A conta, porém, é mais complexa. O preço da gasolina nas refinarias equivale, em média, a apenas 29% do preço final do combustível, segundo cálculo da Petrobras feito com base nos preços médios ao consumidor das principais capitais. Até chegar ao consumidor ainda são acrescidos mais 39% de impostos; 16% do custo do etanol; e por fim, mais 16% de margens de comercialização de distribuidoras e postos. O diesel, por outro lado, sai mais caro da refinaria, tem menos impostos e mais espaço para a margem na distribuição e revenda (cerca de 23%).
Desde dezembro de 2001, os preços dos combustíveis são liberados no país. Isso significa que todos os agentes da cadeia são livres para definir suas margens. A Petrobras passou quatro anos – de 2011 a 2014 – vendendo combustíveis abaixo do preço do mercado internacional como parte de uma política do governo, o que levou a um prejuízo estimado de mais de R$ 50 bilhões no seu caixa.
Mais transparência
A esperança é que a nova política de formação preços da Petrobras, com revisões mensais e preços mais alinhados ao mercado internacional, traga mais transparência e concorrência para o setor. Mas a relação não é direta, explica Jean-Paul Prates, diretor da Consultoria Expetro (Rio) e presidente do Centro de Estratégias em Recursos Naturais e Energia (CERNE).
“No Brasil, o consumidor e a cadeia produtiva nunca estiveram acostumados a preços reajustados bimestralmente, mensalmente ou, como é nos Estados Unidos, quase em tempo real. Isso é uma política dos americanos, de preços totalmente livres, que é possível porque a cadeia produtiva do país é bastante diversificada e competitiva”, afirma Prates.
Aqui o mercado é monopolístico. A Petrobras domina a produção e parte importante da distribuição. As três maiores distribuidoras do país – BR Distribuidora, Shell (Raízen) e Ipiranga – têm 73,7% desse mercado no país. Também por isso, a sinalização de uma nova orientação de preços foi tão bem vista pelo mercado, pontua De Vitto, da Tendências.
O controle de preços da Petrobras durante o governo Dilma, com a venda abaixo do preço internacional, dificultava a concorrência de importadores e de Manguinhos, a única refinaria privada do país. A gasolina chegou a ser 32,9% mais barata do que lá fora, enquanto o diesel acumulou 30% de defasagem.
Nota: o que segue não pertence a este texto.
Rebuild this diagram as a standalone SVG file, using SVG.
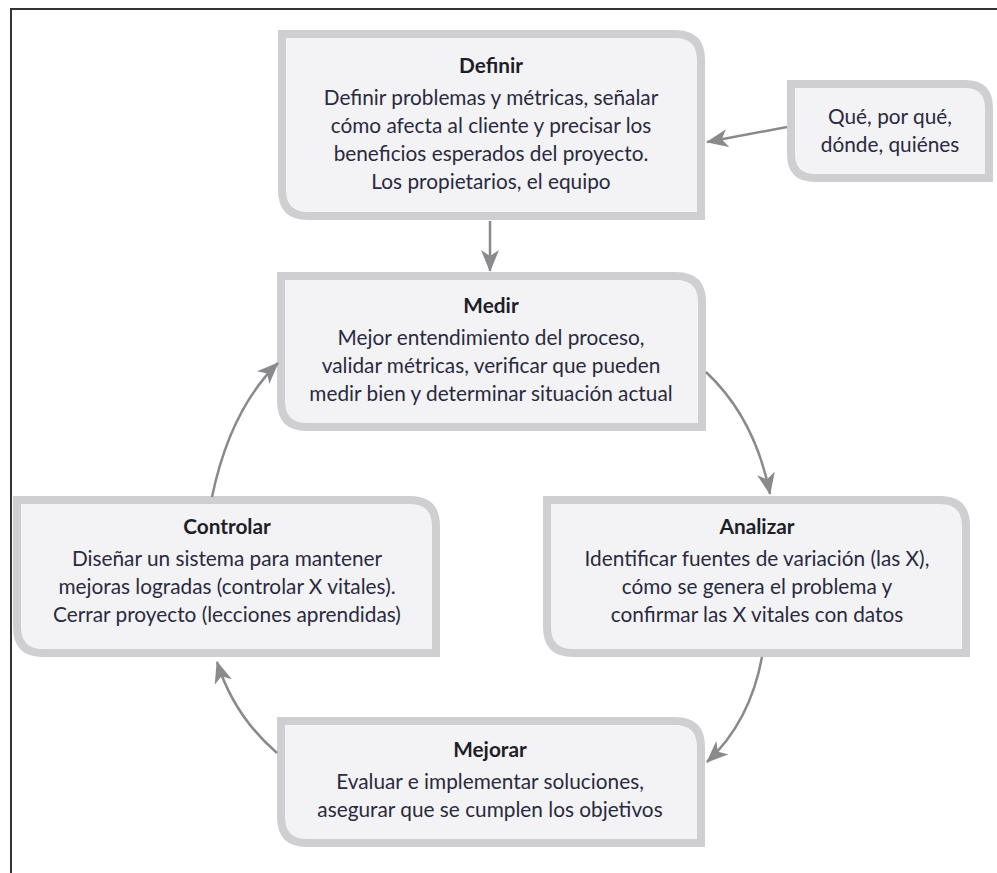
<svg xmlns="http://www.w3.org/2000/svg" width="997" height="873" viewBox="0 0 997 873">
<style>
.box{fill:#f3f3f5;stroke:#cfcfd2;stroke-width:8}
.t{font-family:Lato,"Open Sans",sans-serif;font-size:20.8px;fill:#2a2a40;text-anchor:middle}
.h{font-weight:bold;fill:#1e1e28}
.c{fill:none;stroke:#8a8a8e;stroke-width:2.5}
</style>
<defs>
<marker id="ah" markerUnits="userSpaceOnUse" markerWidth="26" markerHeight="20" refX="21" refY="9" orient="auto">
<path d="M0,0 L22,9 L0,18 L6,9 z" fill="#8a8a8e"/>
</marker>
</defs>
<rect width="997" height="873" fill="#fff"/>
<path d="M11,873 V9 H997" fill="none" stroke="#333" stroke-width="2"/>

<g id="definir">
<path class="box" d="M282,34 H675 Q701,34 701,60 V216 H308 Q282,216 282,190 Z"/>
<text class="t" x="491" y="73"><tspan class="h">Definir</tspan><tspan x="491" dy="32">Definir problemas y métricas, señalar</tspan><tspan x="491" dy="28">cómo afecta al cliente y precisar los</tspan><tspan x="491" dy="28">beneficios esperados del proyecto.</tspan><tspan x="491" dy="28">Los propietarios, el equipo</tspan></text>
</g>

<g id="que">
<path class="box" d="M791,84 H965 Q989,84 989,108 V178 H815 Q791,178 791,154 Z"/>
<text class="t" x="890" y="124">Qué, por qué,<tspan x="890" dy="28">dónde, quiénes</tspan></text>
</g>

<g id="medir">
<path class="box" d="M281,276 H676 Q702,276 702,302 V427 H307 Q281,427 281,401 Z"/>
<text class="t" x="491" y="313"><tspan class="h">Medir</tspan><tspan x="491" dy="32">Mejor entendimiento del proceso,</tspan><tspan x="491" dy="28">validar métricas, verificar que pueden</tspan><tspan x="491" dy="28">medir bien y determinar situación actual</tspan></text>
</g>

<g id="controlar">
<path class="box" d="M17,500 H410 Q436,500 436,526 V653 H43 Q17,653 17,627 Z"/>
<text class="t" x="227" y="534"><tspan class="h">Controlar</tspan><tspan x="227" dy="32">Diseñar un sistema para mantener</tspan><tspan x="227" dy="28">mejoras logradas (controlar X vitales).</tspan><tspan x="227" dy="28">Cerrar proyecto (lecciones aprendidas)</tspan></text>
</g>

<g id="analizar">
<path class="box" d="M547,500 H940 Q966,500 966,526 V653 H573 Q547,653 547,627 Z"/>
<text class="t" x="757" y="534"><tspan class="h">Analizar</tspan><tspan x="757" dy="32">Identificar fuentes de variación (las X),</tspan><tspan x="757" dy="28">cómo se genera el problema y</tspan><tspan x="757" dy="28">confirmar las X vitales con datos</tspan></text>
</g>

<g id="mejorar">
<path class="box" d="M281,721 H675 Q701,721 701,747 V843 H307 Q281,843 281,817 Z"/>
<text class="t" x="490" y="757"><tspan class="h">Mejorar</tspan><tspan x="490" dy="32">Evaluar e implementar soluciones,</tspan><tspan x="490" dy="28">asegurar que se cumplen los objetivos</tspan></text>
</g>

<g id="connectors">
<path class="c" marker-end="url(#ah)" d="M787,127 L707,142"/>
<path class="c" marker-end="url(#ah)" d="M490,221 L490,271"/>
<path class="c" marker-end="url(#ah)" d="M706,372 Q755,418 770,494"/>
<path class="c" marker-end="url(#ah)" d="M762,657 Q750,722 707,762"/>
<path class="c" marker-end="url(#ah)" d="M277,753 Q234,716 217,662"/>
<path class="c" marker-end="url(#ah)" d="M212,497 Q230,410 278,363"/>
</g>
</svg>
Atualmente, mesmo com os dois cortes, o preço da gasolina nas refinarias da Petrobras está 19,2% acima da média dos preços no exterior lá fora e o do diesel, 12,8%, segundo dados do Centro Brasileiro de Infraestrutura (CBIE).
“A nova orientação limita preços abaixo do mercado internacional, mas nada impede que o consumidor continue pagando mais aqui pela gasolina. A Petrobras domina o setor de refino no Brasil e tem poder para praticar preços mais altos”, diz De Vitto.
Refinaria de Manguinhos e distribuidoras brigam nos bastidores
O não repasse dos cortes de preço feitos pela Petrobras nas refinarias aos consumidores foi usado como mais um argumento em uma briga que acontece nos bastidores do mercado de combustíveis. Em uma nota divulgada no início deste mês, a Refinaria de Manguinhos, única privada do país, acusa as empresas filiadas ao Sindicato Nacional das Empresas Distribuidoras de Combustíveis e Lubrificantes (Sindicom) de cartelização de preços no setor de combustíveis e de atuar para impedir a competitividade no setor. Mais especificamente, Manguinhos diz que as empresas do Sindicom estariam alugando quase todo o espaço de armazenagem no Porto de Santos apenas para impedir que concorrentes importem combustíveis e vendam a preços mais baixos no mercado brasileiro.
A nota, segundo a Refinaria, foi um contra-ataque a uma campanha difamatória comandada pelo Sindicom para desmoralizar Manguinhos. Isso teria sido feito por meio de dossiês, elaborados e distribuídos pelo sindicato, com acusações de sonegação baseadas em informações protegidas por sigilo fiscal. Em sua defesa, a Refinaria diz que trava disputas judiciais para tentar quitar parte de seus débitos fiscais através da compensação de créditos a receber dos estados. O Sindicom não retornou ao pedido de entrevista da reportagem.
Única refinaria privada do país, Manguinhos refina cerca de 40 mil metros cúbicos de petróleo por mês, o equivalente a 0,41% de toda a produção nacional. Para efeito de comparação, a Refinaria Presidente Getúlio Vargas (Repar), em Araucária, produz 8,3 milhões de metros cúbicos de combustíveis por mês e reponde por 10,8% da produção nacional. O Sindicom não retornou ao pedido de entrevista da reportagem.